Dilderesi araştırma noktasında 137Cs'nin varlığının sürekli saptanıyor olması
Çernobil'in etkilerinin körfezde bulunduğunu ortaya çıkardı.
İzmit Körfezi'nde yoğun endüstrileşme etkeninin baskısının artması sonrasında
denizin kirlenme yüzdesi gün geçtikçe artıyor. Körfezde yenilenme kapasitesinin son derece sınırlı oluşu nedeniyle özellikle
doğu ve merkez basenleri ülkemizin en kirli bölgeleri arasında bulunuyor. Yürütücülüğünü Fen
Edebiyat Fakültesi Biyoloji Bölümü Öğretim Üyelerinden Yrd. Doç. Dr. Halim Aytekin ERGÜL'ün yaptığı,
TÜBİTAK ve
Kocaeli Üniversitesi BAPB tarafından desteklenen proje kapsamında, 2008 Eylül'ünden bu yana çok sayıda araştırma gerçekleştirildi.
Kıyı,
Çevre Mühendisliği ve Kimya Bölümü'nden Öğretim Üyelerinin de katkısıyla çok disiplinli bakış açısıyla inceleniyor. İzmit Körfezi'nin
Kuzey ve
Güney kıyılarında belirlenen 10 farklı istasyondan 3 aylık dönemlerde alınan deniz suyu, alg ve yumuşakça örnekleri çeşitli ağır metaller ve
kimyasallar inceleniyor. İncelenen kimyasalların ortak özellikleri arasında çok düşük miktarlarıyla
kanserojen etki gösterebilme, canlı dokularında birikme ve kalıcılık özellikleri yer alıyor. Körfezin farklı derinliklerdeki 80 noktadan alınan dip tortusu örneklerinde ve Dilovası'ndan elde edilen tortu örneklerinde yukarıda sıralanan organik ve inorganik 90'dan fazla kimyasalın düzeyleri ve biyojenik materyal içeriği belirlendi.

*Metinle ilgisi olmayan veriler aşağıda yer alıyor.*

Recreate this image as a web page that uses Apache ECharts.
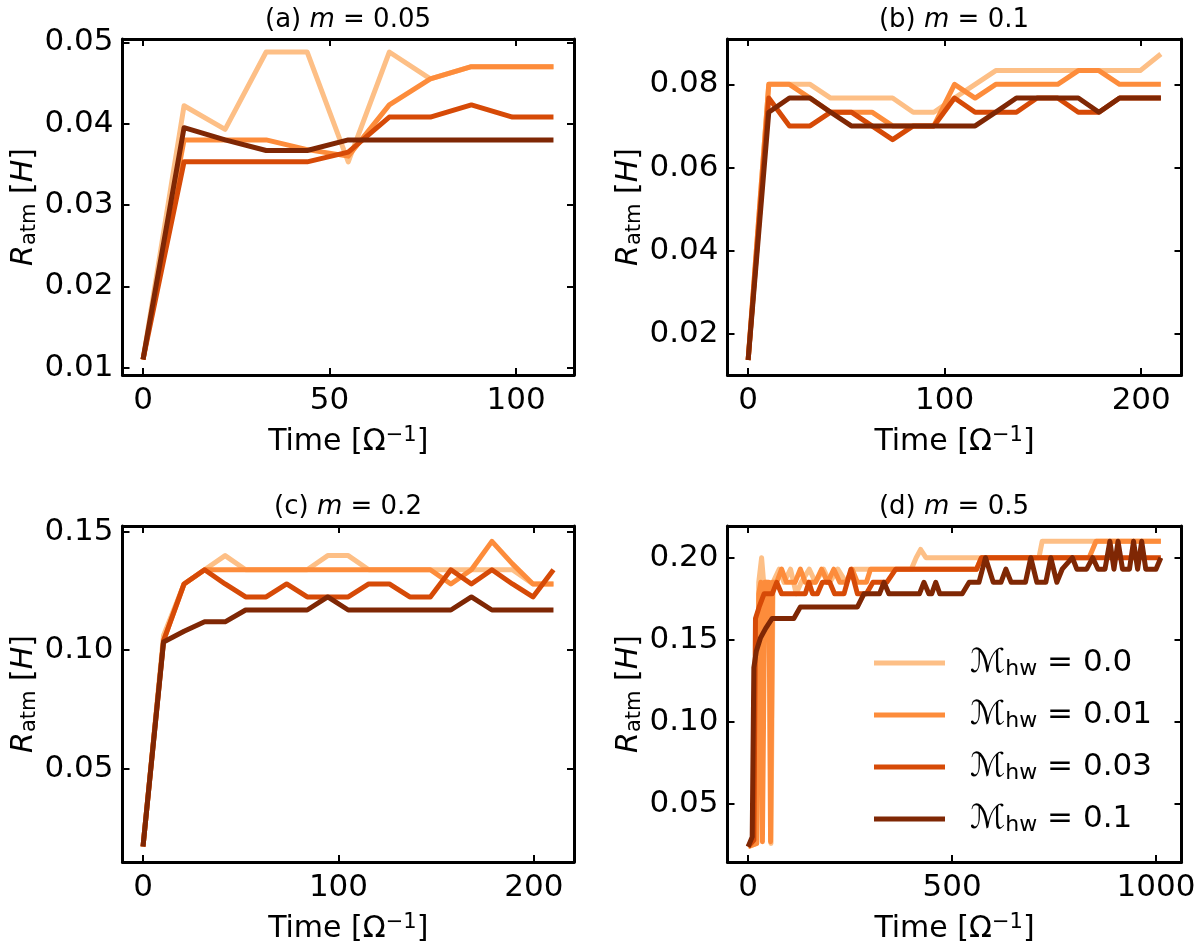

Şimdiye kadar elde edilen sonuçlar genel olarak değerlendirildiğinde, incelenen parametrelerin mevsime ve örnekleme istasyonuna bağlı anlamlı değişiklikler gösterdiği belirlendi. Birçok ağır metalin, PAH, PCB ve PCDD/F bileşeninin özellikle Tüpraş, Hereke ve Dilderesi açıklarında sucul canlılar için en düşük etki değerini aştığı, bazı bölgelerde de kabul edilebilir en üst seviyenin üzerine çıktığı tespit edildi. İncelenen radyonüklidler içerisinde 137Cs'nin varlığı ve Dil Deresi sediment tuzağı örneklerinde sürekli saptanıyor olması Çernobil'in etkilerinin hala sürdüğünü göstermesi açısından önemli. Dikkat
çekici bir başka özellik de kirletici unsurların, kaynaklarından çok daha uzak bölgelerde tespit ediliyor olması. Bu durum Körfezdeki meteorolojik koşulların ve akıntı hareketlerinin kirleticilerin yer değiştirmesine neden olduğunu düşündürüyor. Sonuçlar, İzmit Körfezi'nin rehabilitasyonuna katkı sağlamasına rağmen hala yetersiz olduğunu gösteriyor.